Tech Fact #5 – No Net Taxes? Think Again!

Congress may have enacted a moratorium on new Internet taxes, but many Americans still pay a mighty high toll on their way to the Information Superhighway. A recent Progress & Freedom Foundation (PFF) study reveals that existing telecommunications taxes dramatically raise the cost of reaching the Internet.1

The federal government makes logging-on more expensive through three types of telecommunications taxes:

A federal excise tax, first enacted as a “luxury tax” to finance the Spanish-American War, raises more money than any other excise taxes, excluding those on alcohol and tobacco.

The Federal Communications Commission imposes $2.5 billion worth of taxes on telephone bills to subsidize Internet access for favored customers.

Long-distance customers also pay federally mandated “access charges” that serve as a revenue source to subsidize certain callers’ local telephone service.

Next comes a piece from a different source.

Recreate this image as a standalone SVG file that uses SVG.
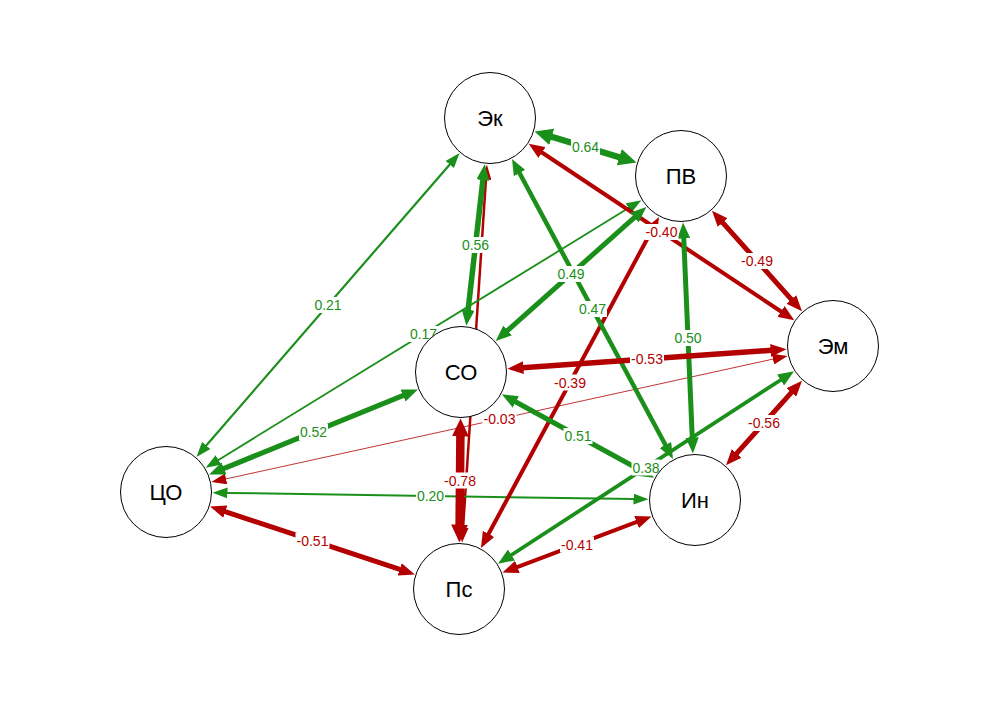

States and local governments pile on with 37 additional types of taxes and fees, including gross receipts taxes, utility taxes, 911 fees, poison control fees(!?) and franchise fees. PFF calculates that the tax burden accounts for 16 percent of the local phone bill in the 20 highest-tax cities. Richmond has the honor of imposing the highest taxes – 36 percent of the local phone bill. Net surfers in Tampa, Chicago, Corpus Christi, Dallas, and Baltimore have 25 percent of their phone bill siphoned off as taxes.

Between 1986 and 1998, the total tax burden on telecommunications rose from 10.7 percent to 17.6 percent. Between 165,000 and 2.9 million households are priced out of the broadband market because of taxes.

Bad as these numbers sound, they come at a time when politicians and regulators express grave concern that poor, rural, and minority children lack affordable Internet access. Before governments enact any new subsidy programs, they should make the Net more affordable by reducing telecommunications taxes.

1Jeffrey Eisenach, “The High Cost of Taxing Telecom,” study prepared for presentation to the Advisory Commission on Electronic Commerce, Sept. 14, 1999.